Come and ask questions! It will be live on our YouTube channel on Saturday 19th December at 21:00 UK time, 4pm NY, 12 noon Pacific, and 08:00 Sydney time on Sunday 20th December.

The rest of this article is from an Editorial about Christmas that I wrote for AAI’s journal, Secular World, back in December 2018. See the whole magazine here

Once upon a time, Saturnalia was just an innocent northern hemisphere midwinter festival when we all decorated our homes with holly and ivy to celebrate the lengthening of the days that heralded the imminent return of spring with its promise of fresh food: delicious eggs and bunnies!

Around two millennia ago, the Romans, then European bosses, adopted Christianity as the state religion and imposed it on all of their conquered territories. (Here’s a tip: when you impose a religion on a population, it’s always easier to merge it with existing customs, that way you annoy fewer people.)

So, Saturnalia was snatched and morphed into Christmas.

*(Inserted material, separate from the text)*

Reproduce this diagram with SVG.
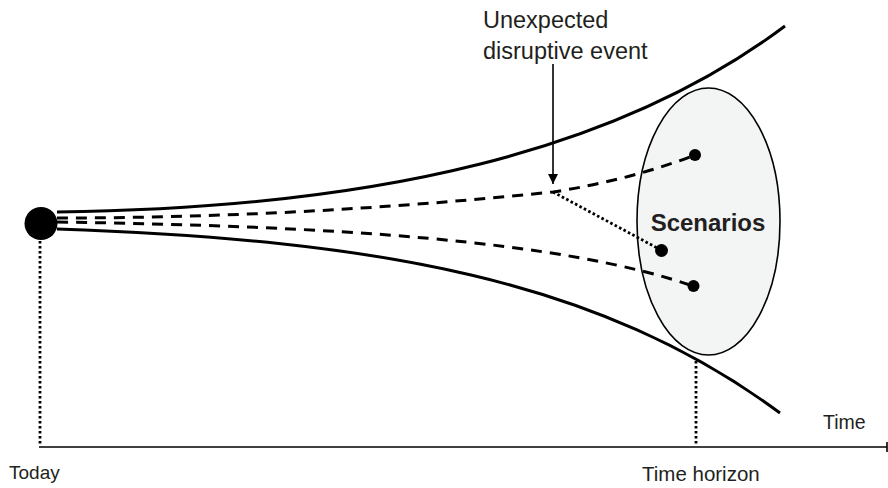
<svg xmlns="http://www.w3.org/2000/svg" width="888" height="488" viewBox="0 0 888 488">
<style>
.solid{fill:none;stroke:#000;stroke-width:3}
.dash{fill:none;stroke:#000;stroke-width:3;stroke-dasharray:11 8}
.dot{fill:none;stroke:#000;stroke-width:2.8;stroke-dasharray:2.6 2.4}
.axis{fill:none;stroke:#000;stroke-width:1.6}
.lbl{font-family:"Liberation Sans",Arial,sans-serif;fill:#231f20}
.pt{fill:#000}
</style>
<defs>
<marker id="arr" viewBox="0 0 10 10" refX="10" refY="5" markerWidth="10" markerHeight="10" markerUnits="userSpaceOnUse" orient="auto">
<path d="M0,0 L10,5 L0,10 Z" fill="#000"/>
</marker>
</defs>
<rect width="888" height="488" fill="#fff"/>
<g id="scenarios">
<ellipse cx="708.5" cy="221.5" rx="71.5" ry="133.5" fill="#f3f4f4" stroke="#000" stroke-width="1.6"/>
<text class="lbl" x="708" y="231" font-size="24" font-weight="bold" text-anchor="middle">Scenarios</text>
</g>
<g id="connectors">
<path class="solid" d="M57,212 C380,208 620,150 785,26"/>
<path class="solid" d="M57,229 C380,240 600,280 780,413"/>
<path class="dash" d="M57,218 Q300,218 553,192 Q630,180 695,155"/>
<path class="dash" d="M57,222 C330,226 560,240 693,286"/>
<path class="dot" d="M553,192 L661,250"/>
<path class="axis" d="M553,64 L553,184" marker-end="url(#arr)"/>
<path class="dot" d="M40,241 L40,445"/>
<path class="dot" d="M696,361 L696,445"/>
<path class="axis" d="M39,447 L887,447 M887,442 L887,452"/>
</g>
<g id="today">
<circle cx="41" cy="223.5" r="16.5" class="pt"/>
<text class="lbl" x="9" y="479" font-size="19">Today</text>
</g>
<g id="points">
<circle cx="695" cy="155" r="6" class="pt"/>
<circle cx="661.5" cy="250.5" r="6.5" class="pt"/>
<circle cx="693.5" cy="286" r="6" class="pt"/>
</g>
<g id="labels">
<text class="lbl" x="483" y="28" font-size="23.5">Unexpected</text>
<text class="lbl" x="483" y="59" font-size="23.5">disruptive event</text>
<text class="lbl" x="823" y="429" font-size="19.5">Time</text>
<text class="lbl" x="642" y="481" font-size="20.5">Time horizon</text>
</g>
</svg>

In the same way, the spring festival was commandeered for the crucifixion. (Note how sweet it is that Jesus’ execution event once belonged to Eostre, Goddess of New Life!)

Sadly, what was previously a joyous occasion (Hip, hip hooray, spring is on the way!) has become a contentious time of year in our present multifaith world. Why is that?

Well, it’s because religions are merely belief systems based on supposed ‘gods’. Unlike the change in day-length, which is an indisputable fact, beliefs are just opinions about the unknown, so they need defending. Claims that are not backed by evidence can only be supported argumentatively; the lack of evidence means that they need arguments, indeed, they only have arguments.

This puts us immediately into the arena of disagreement: “My god is the true one, yours is false and questioning my beliefs will be deemed offensive”. The next thing that happens is dogmatic religious leaders feel entitled to enforce so-called crimes of blasphemy, heresy and apostasy to protect their doctrines, sometimes with cruel punishments including execution. 

Also, non-believers are demonized with names like ‘heathen’, ‘gentile’ and ‘infidel’. Given that faiths are historically territorial, conflict is the inevitable result. 

Non-believers sometimes get asked, “What do you do at Christmas?” As if we have no permission to celebrate the time of the year that has been stolen by the Christians for their god.

So, what do we do at Christmas? We do what the dictionary tells us to do:

Saturnalia: the ancient Roman festival of Saturn in December, a period of general merrymaking and an occasion of wild revelry or indulgence.

We like to meet up with family and friends, to eat, drink and be merry.